Без Веры... (Панфилов) - страница 189

В их круг я не вхожу ни в коем разе, но в орбитах вращаюсь, притом сам того не желая. Так получается… узок круг наш, очень узок. Все друг друга знают, приходятся родственниками и свойственниками, учились в гимназиях, которых в Москве всего несколько…

… а будущий Великий Писатель пока что просто худой, несколько манерный и болезненный, но обаятельный молодой человек, который мне решительно не приглянулся! Бывает…

Набокова-старшего, и вовсе, я считаю человеком скорее эксцентричным, нежели по-настоящему дельным. Одна его эскапада с устройством прапорщиком в ополчение после начала войны чего стоит! Грамотный юрист, дельный политик, и…

… зачем? Серьёзными делами в захолустье заниматься решительно невозможно! Да и… ополчение?
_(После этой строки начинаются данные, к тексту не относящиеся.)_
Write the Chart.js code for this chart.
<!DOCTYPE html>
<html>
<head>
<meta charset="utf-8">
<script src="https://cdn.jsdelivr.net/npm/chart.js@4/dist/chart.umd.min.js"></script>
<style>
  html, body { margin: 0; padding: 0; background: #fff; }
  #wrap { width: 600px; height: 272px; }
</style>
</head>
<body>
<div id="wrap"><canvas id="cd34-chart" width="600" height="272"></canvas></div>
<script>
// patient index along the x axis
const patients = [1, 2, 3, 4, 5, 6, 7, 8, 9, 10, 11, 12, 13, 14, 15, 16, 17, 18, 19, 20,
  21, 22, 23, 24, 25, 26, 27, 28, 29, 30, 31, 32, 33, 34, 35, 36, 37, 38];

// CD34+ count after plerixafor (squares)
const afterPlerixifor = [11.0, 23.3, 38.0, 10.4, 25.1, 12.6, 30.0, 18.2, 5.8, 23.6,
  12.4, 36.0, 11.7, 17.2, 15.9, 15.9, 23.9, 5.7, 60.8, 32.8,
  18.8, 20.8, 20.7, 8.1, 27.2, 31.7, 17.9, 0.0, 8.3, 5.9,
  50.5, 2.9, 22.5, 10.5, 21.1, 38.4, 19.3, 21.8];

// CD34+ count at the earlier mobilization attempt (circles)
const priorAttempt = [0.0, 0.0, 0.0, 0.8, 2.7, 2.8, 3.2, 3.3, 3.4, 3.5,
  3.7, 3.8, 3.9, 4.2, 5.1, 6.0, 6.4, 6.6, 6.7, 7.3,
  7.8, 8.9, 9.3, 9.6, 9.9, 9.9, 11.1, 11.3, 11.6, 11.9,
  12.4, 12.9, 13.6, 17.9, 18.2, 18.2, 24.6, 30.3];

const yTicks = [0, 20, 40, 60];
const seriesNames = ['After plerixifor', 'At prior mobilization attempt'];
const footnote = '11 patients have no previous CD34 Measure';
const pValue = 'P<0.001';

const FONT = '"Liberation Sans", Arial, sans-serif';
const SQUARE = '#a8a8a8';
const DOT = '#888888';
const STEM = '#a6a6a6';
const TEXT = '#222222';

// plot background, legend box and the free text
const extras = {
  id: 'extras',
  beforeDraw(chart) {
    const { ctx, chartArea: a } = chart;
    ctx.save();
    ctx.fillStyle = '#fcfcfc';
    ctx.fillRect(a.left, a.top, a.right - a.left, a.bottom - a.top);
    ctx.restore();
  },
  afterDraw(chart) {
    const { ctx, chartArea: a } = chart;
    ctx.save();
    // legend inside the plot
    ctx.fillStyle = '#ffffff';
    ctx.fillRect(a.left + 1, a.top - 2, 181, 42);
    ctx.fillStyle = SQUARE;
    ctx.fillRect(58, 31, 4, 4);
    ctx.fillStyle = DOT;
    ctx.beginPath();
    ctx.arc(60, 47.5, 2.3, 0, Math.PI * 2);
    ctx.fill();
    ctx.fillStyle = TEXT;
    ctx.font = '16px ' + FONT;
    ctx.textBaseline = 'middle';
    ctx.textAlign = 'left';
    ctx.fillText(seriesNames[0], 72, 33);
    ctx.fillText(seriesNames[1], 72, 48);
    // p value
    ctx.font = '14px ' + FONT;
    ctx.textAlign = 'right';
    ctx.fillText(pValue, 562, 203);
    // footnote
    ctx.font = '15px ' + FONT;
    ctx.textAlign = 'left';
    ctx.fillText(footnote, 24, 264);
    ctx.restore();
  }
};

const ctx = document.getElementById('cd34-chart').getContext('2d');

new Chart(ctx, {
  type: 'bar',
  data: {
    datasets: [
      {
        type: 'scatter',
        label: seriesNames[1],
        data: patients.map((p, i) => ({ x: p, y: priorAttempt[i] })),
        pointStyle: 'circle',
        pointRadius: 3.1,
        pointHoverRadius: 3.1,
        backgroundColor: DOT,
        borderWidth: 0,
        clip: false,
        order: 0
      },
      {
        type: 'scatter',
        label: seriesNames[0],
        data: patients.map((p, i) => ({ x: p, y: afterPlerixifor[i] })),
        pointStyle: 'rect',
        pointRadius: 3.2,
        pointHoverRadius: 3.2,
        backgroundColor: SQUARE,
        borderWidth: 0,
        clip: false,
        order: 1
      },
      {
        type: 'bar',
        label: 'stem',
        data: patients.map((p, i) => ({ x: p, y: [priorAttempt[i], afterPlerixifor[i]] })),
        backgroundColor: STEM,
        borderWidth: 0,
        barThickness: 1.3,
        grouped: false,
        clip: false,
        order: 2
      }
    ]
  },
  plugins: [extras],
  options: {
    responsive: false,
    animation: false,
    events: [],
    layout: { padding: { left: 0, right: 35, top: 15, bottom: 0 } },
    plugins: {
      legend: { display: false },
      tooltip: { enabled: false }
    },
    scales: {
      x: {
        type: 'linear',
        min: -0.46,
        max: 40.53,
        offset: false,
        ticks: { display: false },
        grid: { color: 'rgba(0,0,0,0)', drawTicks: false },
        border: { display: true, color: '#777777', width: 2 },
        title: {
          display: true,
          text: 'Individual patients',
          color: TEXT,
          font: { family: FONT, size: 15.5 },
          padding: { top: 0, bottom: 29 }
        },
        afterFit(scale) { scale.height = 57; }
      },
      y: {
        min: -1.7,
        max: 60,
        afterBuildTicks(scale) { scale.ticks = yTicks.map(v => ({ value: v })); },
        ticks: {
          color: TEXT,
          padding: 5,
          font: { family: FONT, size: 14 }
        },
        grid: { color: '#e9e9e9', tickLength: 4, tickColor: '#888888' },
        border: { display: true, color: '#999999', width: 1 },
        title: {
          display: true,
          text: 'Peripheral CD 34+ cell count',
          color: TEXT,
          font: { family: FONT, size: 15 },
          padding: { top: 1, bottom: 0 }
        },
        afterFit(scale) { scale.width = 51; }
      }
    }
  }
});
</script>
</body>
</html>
Серьёзно!? Я понял бы ещё, если он полез в окопы, ведомый саморазрушением, но ополчение в глубоком тылу? Полковой адьютант?!
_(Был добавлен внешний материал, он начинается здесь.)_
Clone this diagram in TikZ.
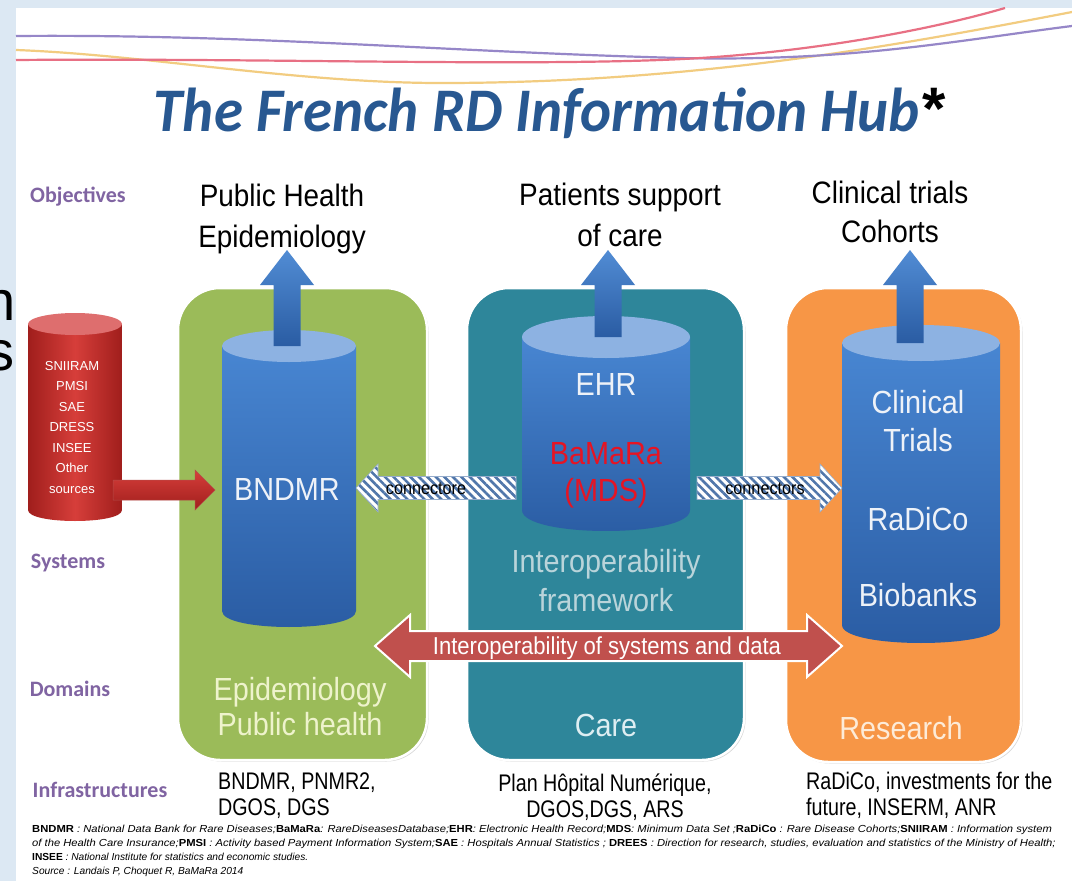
\documentclass[tikz,border=0pt]{standalone}
\usepackage{fontspec}
\setmainfont{Liberation Sans}
\newfontfamily\nar[FakeStretch=0.9]{Liberation Sans}
\newfontfamily\narr[FakeStretch=0.82]{Liberation Sans}
\newfontfamily\calfont{Carlito}
\newfontfamily\ttlfont[FakeStretch=0.95]{Carlito}
\usetikzlibrary{calc,patterns.meta,shadows}

\definecolor{bgblue}{RGB}{220,232,243}
\definecolor{ttlblue}{RGB}{40,88,145}
\definecolor{lblpurple}{RGB}{128,100,162}
\definecolor{grn}{RGB}{155,187,89}
\definecolor{tealb}{RGB}{46,134,154}
\definecolor{orng}{RGB}{247,150,70}
\definecolor{cylA}{RGB}{72,134,210}
\definecolor{cylB}{RGB}{42,92,163}
\definecolor{cyltop}{RGB}{141,178,226}
\definecolor{redA}{RGB}{214,62,58}
\definecolor{redB}{RGB}{160,30,28}
\definecolor{redtop}{RGB}{222,110,110}
\definecolor{arrred}{RGB}{192,80,77}
\definecolor{hatch}{RGB}{80,118,170}
\definecolor{bamara}{RGB}{230,20,35}
\definecolor{lineP}{RGB}{150,135,200}
\definecolor{lineR}{RGB}{232,112,132}
\definecolor{lineY}{RGB}{242,204,128}
\definecolor{interop}{RGB}{185,212,218}
\definecolor{epicol}{RGB}{238,243,204}
\definecolor{carecol}{RGB}{222,238,242}
\definecolor{rescol}{RGB}{253,235,216}
\definecolor{cyltext}{RGB}{238,242,248}

% cylinder: #1 cx, #2 top y, #3 bottom y, #4 rx, #5 ry, #6 body style, #7 top style
\newcommand\cylinderdraw[7]{%
  \path[#6] (#1-#4,#2) -- (#1-#4,#3) .. controls (#1-#4,#3+1.333*#5) and (#1+#4,#3+1.333*#5) .. (#1+#4,#3) -- (#1+#4,#2) -- cycle;
  \path[#7] (#1,#2) ellipse [x radius=#4, y radius=#5];
}
% horizontal block arrow: #1 style, #2 tail, #3 tip, #4 shaft half, #5 head half, #6 signed head length
\newcommand\hblock[6]{%
  \path[#1] let \p1=(#2), \p2=(#3), \n1={#6} in
    ({\x1},{\y1+#4}) -- ({\x2-\n1},{\y1+#4}) -- ({\x2-\n1},{\y1+#5}) -- ({\x2},{\y1})
    -- ({\x2-\n1},{\y1-#5}) -- ({\x2-\n1},{\y1-#4}) -- ({\x1},{\y1-#4}) -- cycle;
}
% vertical (upward) block arrow: #1 style, #2 base, #3 tip, #4 shaft half, #5 head half, #6 head length
\newcommand\vblock[6]{%
  \path[#1] let \p1=(#2), \p2=(#3) in
    ({\x1-#4},{\y1}) -- ({\x1-#4},{\y2-#6}) -- ({\x1-#5},{\y2-#6}) -- ({\x1},{\y2})
    -- ({\x1+#5},{\y2-#6}) -- ({\x1+#4},{\y2-#6}) -- ({\x1+#4},{\y1}) -- cycle;
}

\begin{document}
\begin{tikzpicture}[x=1pt,y=-1pt,
  lbl/.style={font=\calfont\bfseries\fontsize{22}{24}\selectfont, text=lblpurple, inner sep=0, anchor=base},
  obj/.style={font=\nar\fontsize{31}{36}\selectfont, inner sep=0, anchor=base},
  big/.style={font=\nar\fontsize{32}{36}\selectfont, inner sep=0, anchor=base},
  infra/.style={font=\narr\fontsize{24}{26}\selectfont, inner sep=0, anchor=base},
  srcs/.style={font=\fontsize{13}{14}\selectfont, text=white, inner sep=0, anchor=base},
  foot/.style={font=\itshape\fontsize{10.2}{11}\selectfont, inner sep=0, anchor=base west},
  domainbox/.style={rounded corners=42pt, draw=white, line width=2.5pt,
     drop shadow={shadow xshift=1.5pt, shadow yshift=-1.5pt, opacity=.3}},
  wave/.style={line width=2.2pt},
  bluebody/.style={top color=cylA, bottom color=cylB},
  bluetop/.style={fill=cyltop},
  uparrow/.style={top color=cylA!95!white, bottom color=cylB},
  hatched/.style={preaction={fill=white}, pattern={Lines[angle=-45,distance=6pt,line width=2.6pt]}, pattern color=hatch, draw=hatch!60, line width=.6pt},
  redarrow/.style={top color=redA, bottom color=redB, draw=redB!80, line width=.5pt},
  interarrow/.style={fill=arrred, draw=white, line width=2pt},
  conn/.style={font=\nar\fontsize{18}{18}\selectfont, inner sep=0, anchor=base},
  edge letter/.style={font=\fontsize{56}{56}\selectfont, anchor=base east, inner sep=0}
]
\useasboundingbox (0,0) rectangle (1072,881);

% background and slide
\fill[bgblue] (0,0) rectangle (1072,881);
\fill[white] (16,8) rectangle (1072,881);
\begin{scope}
  \clip (0,0) rectangle (15.5,881);
  \node[edge letter] (pn) at (16,320) {n};
  \node[edge letter] (ps) at (15,370) {s};
\end{scope}

% wavy lines
\draw[wave, lineY] (16,50) .. controls (150,55) and (300,84) .. (450,83) .. controls (700,82) and (900,45) .. (1072,12);
\draw[wave, lineP] (16,36) .. controls (250,34) and (450,52) .. (680,58) .. controls (850,62) and (960,40) .. (1072,26);
\draw[wave, lineR] (16,60) .. controls (250,58) and (500,66) .. (660,60) .. controls (800,55) and (930,30) .. (1005,8);

% title
\node[font=\ttlfont\bfseries\itshape\fontsize{62}{70}\selectfont, text=ttlblue, anchor=base, inner sep=0] (title) at (537,131) {The French RD Information Hub};
\node[font=\bfseries\fontsize{60}{60}\selectfont, anchor=base west, inner sep=0] (ast) at (922,129) {*};

% row labels
\node[lbl] (lobj) at (78,202) {Objectives};
\node[lbl] (lsys) at (68,568) {Systems};
\node[lbl] (ldom) at (70,696) {Domains};
\node[lbl] (linf) at (100,797) {Infrastructures};

% objectives
\node[obj] (o1a) at (282,206) {Public Health};
\node[obj] (o1b) at (282,247) {Epidemiology};
\node[obj] (o2a) at (620,205) {Patients support};
\node[obj] (o2b) at (620,246) {of care};
\node[obj] (o3a) at (890,203) {Clinical trials};
\node[obj] (o3b) at (890,242) {Cohorts};

% domain boxes
\path[domainbox, fill=grn] (178,288) rectangle (427,760);
\path[domainbox, fill=tealb] (467,288) rectangle (744,760);
\path[domainbox, fill=orng] (786,288) rectangle (1021,762);

% red source cylinder
\cylinderdraw{75}{324}{510}{47}{11}{left color=redB, right color=redB, middle color=redA}{fill=redtop}
% blue cylinders
\cylinderdraw{289}{346}{611}{67}{16}{bluebody}{bluetop}
\cylinderdraw{606}{337}{510}{84}{21}{bluebody}{bluetop}
\cylinderdraw{921}{343}{625}{79}{18}{bluebody}{bluetop}

% named anchor coordinates
\coordinate (bTop) at (287,346);
\coordinate (bTip) at (287,250);
\coordinate (eTop) at (608,337);
\coordinate (eTip) at (608,250);
\coordinate (rTop) at (910,343);
\coordinate (rTip) at (910,250);
\coordinate (bndmrR) at (356,488);
\coordinate (ehrL) at (516,488);
\coordinate (ehrR) at (697,488);
\coordinate (resL) at (842,488);
\coordinate (srcR) at (113,490);
\coordinate (bndmrL) at (215,490);
\coordinate (ioL) at (375,646);
\coordinate (ioR) at (842,646);

% up arrows
\vblock{uparrow}{bTop}{bTip}{13.5pt}{27pt}{35pt}
\vblock{uparrow}{eTop}{eTip}{13.5pt}{27pt}{35pt}
\vblock{uparrow}{rTop}{rTip}{13.5pt}{27pt}{35pt}

% connectors
\hblock{hatched}{ehrL}{bndmrR}{11.5pt}{24pt}{-22pt}
\hblock{hatched}{ehrR}{resL}{11.5pt}{24pt}{22pt}
\hblock{redarrow}{srcR}{bndmrL}{10pt}{20pt}{20pt}

% interoperability double arrow
\path[interarrow] let \p1=(ioL), \p2=(ioR) in
  ({\x1},{\y1}) -- ({\x1+35pt},{\y1+31pt}) -- ({\x1+35pt},{\y1+15pt}) -- ({\x2-35pt},{\y1+15pt}) -- ({\x2-35pt},{\y1+31pt})
  -- ({\x2},{\y1}) -- ({\x2-35pt},{\y1-31pt}) -- ({\x2-35pt},{\y1-15pt}) -- ({\x1+35pt},{\y1-15pt}) -- ({\x1+35pt},{\y1-31pt}) -- cycle;
\node[font=\nar\fontsize{24.5}{25}\selectfont, text=white, inner sep=0, anchor=base] (iotext) at (607,654) {Interoperability of systems and data};

\node[conn] (cl) at (426,494) {connectore};
\node[conn] (cr) at (765,494) {connectors};

% source texts
\node[srcs] (s1) at (72,370) {SNIIRAM};
\node[srcs] (s2) at (72,390) {PMSI};
\node[srcs] (s3) at (72,411) {SAE};
\node[srcs] (s4) at (72,431) {DRESS};
\node[srcs] (s5) at (72,452) {INSEE};
\node[srcs] (s6) at (72,472) {Other};
\node[srcs] (s7) at (72,493) {sources};

% systems texts
\node[big, text=cyltext] (bndmr) at (287,500) {BNDMR};
\node[big, text=cyltext] (ehr) at (606,395) {EHR};
\node[big, text=bamara] (bam) at (606,464) {BaMaRa};
\node[big, text=bamara] (mds) at (606,501) {(MDS)};
\node[big, text=interop] (if1) at (606,572) {Interoperability};
\node[big, text=interop] (if2) at (606,611) {framework};
\node[big, text=cyltext] (ct1) at (918,413) {Clinical};
\node[big, text=cyltext] (ct2) at (918,451) {Trials};
\node[big, text=cyltext] (rad) at (918,530) {RaDiCo};
\node[big, text=cyltext] (bio) at (918,606) {Biobanks};

% domain texts
\node[big, text=epicol] (d1a) at (300,700) {Epidemiology};
\node[big, text=epicol] (d1b) at (300,735) {Public health};
\node[big, text=carecol] (d2) at (606,736) {Care};
\node[big, text=rescol] (d3) at (901,739) {Research};

% infrastructures
\node[infra, anchor=base west] (i1a) at (218,789) {BNDMR, PNMR2,};
\node[infra, anchor=base west] (i1b) at (218,815) {DGOS, DGS};
\node[infra] (i2a) at (605,791) {Plan Hôpital Numérique,};
\node[infra] (i2b) at (605,817) {DGOS,DGS, ARS};
\node[infra, anchor=base west] (i3a) at (806,789) {RaDiCo, investments for the};
\node[infra, anchor=base west] (i3b) at (806,815) {future, INSERM, ANR};

% footnote
\node[foot] (f1) at (32,832) {\scalebox{1.1}[1]{\textbf{\upshape BNDMR} : National Data Bank for Rare Diseases;\textbf{\upshape BaMaRa}: RareDiseasesDatabase;\textbf{\upshape EHR}: Electronic Health Record;\textbf{\upshape MDS}: Minimum Data Set ;\textbf{\upshape RaDiCo} : Rare Disease Cohorts;\textbf{\upshape SNIIRAM} : Information system}};
\node[foot] (f2) at (32,846) {\scalebox{1.1}[1]{of the Health Care Insurance;\textbf{\upshape PMSI} : Activity based Payment Information System;\textbf{\upshape SAE} : Hospitals Annual Statistics ; \textbf{\upshape DREES} : Direction for research, studies, evaluation and statistics of the Ministry of Health;}};
\node[foot] (f3) at (32,860) {\textbf{\upshape INSEE} : National Institute for statistics and economic studies.};
\node[foot] (f4) at (32,874) {Source : Landais P, Choquet R, BaMaRa 2014};
\end{tikzpicture}
\end{document}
Я могу ошибаться, но больше всего это походит на желание набрать политических очков для будущей избирательной кампании, и одновременно устраниться от неизбежных во время войны непопулярных решений[ix].


Посетив выделенные для мужчин кусты с почти нормальными удобствами, отправился собирать детвору, пока они по младости лет и живости характера не вляпались в приключения.

Лжедмитрия я обнаружил быстро, отпрыск семейства Сабуровых помогал даме ловить Жужу, то бишь играл с весело тявкающей болонкой в догонялки, пока хозяйка, стеная и отдуваясь, звала "свою девочку".

— Тяф-ф! — припав на передние лапки, собачонка весело мотыляет белым хвостиком. Она уже нагонялась на бабочками, съела нескольких жуков и до полусмерти напугала ящерицу!

— Тяф-ф! — храбрый охотник, полчаса назад убивавший львов одним выстрелом, пытается передразнивать собаку. Не могу удержаться…

— Гаф-ф! — весьма натурально рявкаю, подкравшись к Дмитрию Младшему сзади, отчего тот взмывает свечкой вверх, а затем несколько секунд мечется по поляне.

— Извини, храбрый брат Бледное Лицо, — говорю почти серьёзно, — не смог удержаться.

— Ну вы даёте, Алексей Юрьевич… — он уже отошёл, — а меня так научите? А…

— Михаил Остапович! — рявкаю вместо ответа и трусцой бегу к алыче, — Фу! Выплюнь!

Миша, который любит бабушку и поесть, отпускает большую ветку, и та взмывает вверх, разбросав по поляне несколько спелых алычин.

— Михаил Остапович, вы видели хоть один туалет, пока бы ехали сюда? — интересуюсь у него вместо всяких нотаций.

— А? Н-нет… — теряется мальчик, — а-а! Понял! Что, совсем-совсем нельзя?

— Можно, — киваю я, — но потом и помытое. Сейчас остальных найдём и пойдём собираться ягоды.